Non-UB version of aliasing a mutable pointer?

I'm writing some FFT code using core::arch SIMD instrinsics.

I'm writing both an in-place API, where the input array is overwritten with the results, and an out-of-place API, where the results are stored in a separate buffer.

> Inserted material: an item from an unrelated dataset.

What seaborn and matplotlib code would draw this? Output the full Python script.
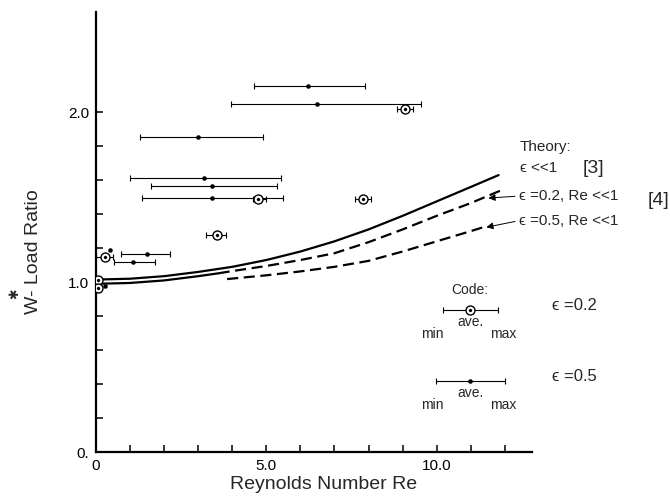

This is leading to a lot of code duplication though (both in source files, and in the final binary) , and I'm hoping I can avoid some of the duplication by doing the following:

#[target_feature(enable = "avx", enable = "fma")]
unsafe fn perform_fft_f32(input: *const Complex<f32>, output: *mut Complex<f32>) {
    let input0 = _mm256_loadu_ps(input as *const f32);
    let input0 = _mm256_loadu_ps(input.add(8) as *const f32);
    // more loads

    // FFT computation on AVX registers

    _mm256_storeu_ps(output as *mut f32);
    _mm256_storeu_ps(output.add(8) as *mut f32);
    //more stores
}

#[inline(always)]
unsafe fn perform_fft_inplace_f32(buffer: &mut [Complex<f32>]) {
    perform_fft_f32(buffer.as_ptr(), buffer.as_mut_ptr());
}

#[inline(always)]
unsafe fn perform_fft_out_of_place_f32(input: &mut [Complex<f32>], output: &mut [Complex<f32>]) {
    perform_fft_f32(input.as_ptr(), output.as_mut_ptr());
}

In perform_fft_inplace_f32 I'm creating multiple copies of the same raw pointer and passing them in as separate variables. Is this UB? If so, is there a better way to do what I'm trying to do? (Ie, avoid code+binary duplication for code that is functionally identical besides the write destination)

Unlike mutable references, raw pointers are allowed to alias as long as you don't actually read or write to them in a way that causes a data race.